No orelhão uma mulher ao telefone é esperada pela filha na cadeira de rodas – Sarah – Reabilitação Infantil. A vida é frágil! “Vale e tique! Vale! Vale!” Me sento. Já deve estar perto da hora marcada. Sento pra descansar. “Moça, posso te fazer uma pesquisa? É rápido. Só cinco minutos: Quantas televisões, freezers, geladeiras, vídeo cassete, banheiro etc, a senhora tem em casa? Dos produtos que sua mão usava, qual te vem à mente?” Bombril!!! “Como você se sente usando esse produto?”Eu adoro, me sinto super realizada. Bombril pra mim é tudo! A moça fica feliz com a resposta e me mostra fichas, quadros, tabelas e por fim devo colocar as fichas com adjetivos (de gente) nas tabelas referentes aos produtos: MINUANO OMO BRILHANTE PINHO SOL IPÊ MON BIJOU. É uma pesquisa louca!

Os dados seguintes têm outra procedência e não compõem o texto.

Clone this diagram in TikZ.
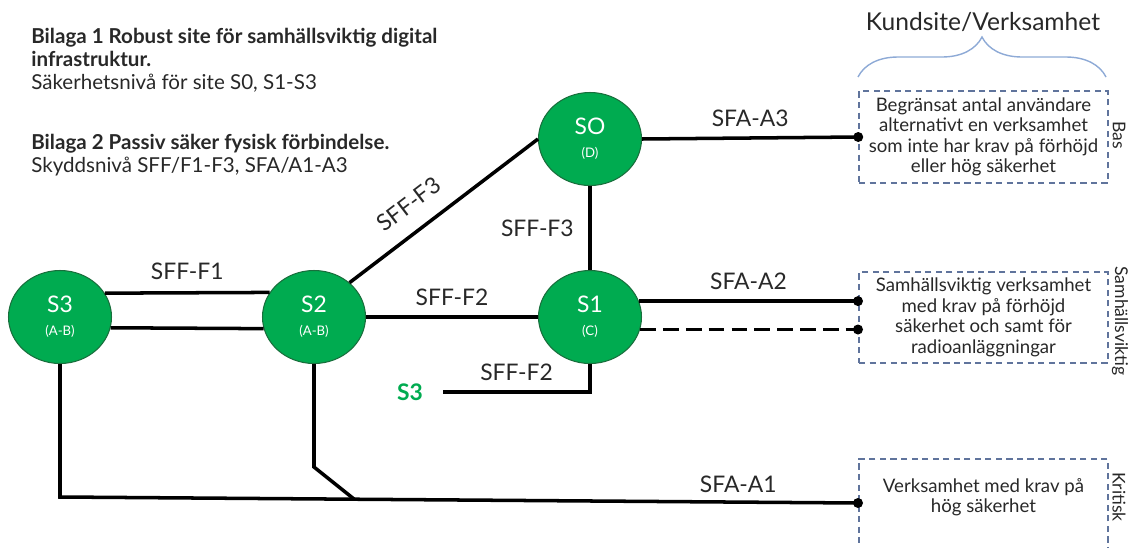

Delicada, idealista, sensual, confiável, decidida, discreta, carinhosa, ambiciosa, agressiva, dependente, apagada, arrogante, fútil. E eu me pergunto: Se Pinho Sol é fútil, eu seria o quê? No início, tento criar uma lógica. A mulher tá colada em mim. Oba! Pintou outra freguesa. Aproveito e espalho aleatoriamente as fichas pela tabela enquanto anoto alguns adjetivos no caderno. Acabou, né?! Me levanto decidida.

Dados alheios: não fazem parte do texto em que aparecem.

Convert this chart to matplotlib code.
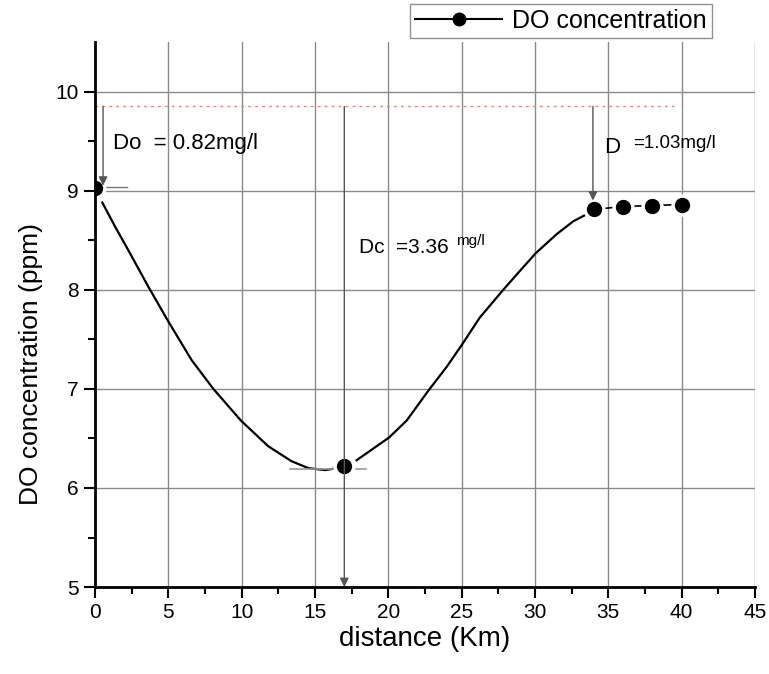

Olho pro estacionamento e não vejo a Kombi. Ué? Ando mais adiante e nada. Que estranho! Vou até o orelhão. Nada! Não aceita ligaçâo a cobrar. Outro e nada! Oba! Cartões telefônicos. Não dá. Que absurdo: Quatro reais o mais barato. Eu só tenho 3 reais. Outro orelhão. Consegui! Caralho! Estou acima do local combinado e atrasadíssima. Me vem uma sensação infantil de “fiz merda e vou levar bronca". Puxa, depois de me divertir tanto! Vou descendo a rua tentando criar uma cara menos culpada. Chegando lá, estavam putos, claro, mas não demonstraram. Que bom, uma bronca naquele momento estragaria o resto do meu dia! Se bem que lá pelas tantas ouvi: “Já era de se esperar!” Que fama! Sabe, talvez aos 32 anos eu deva mesmo aproveitar essa fama e deitar e rolar na cama. Doido pode tudo!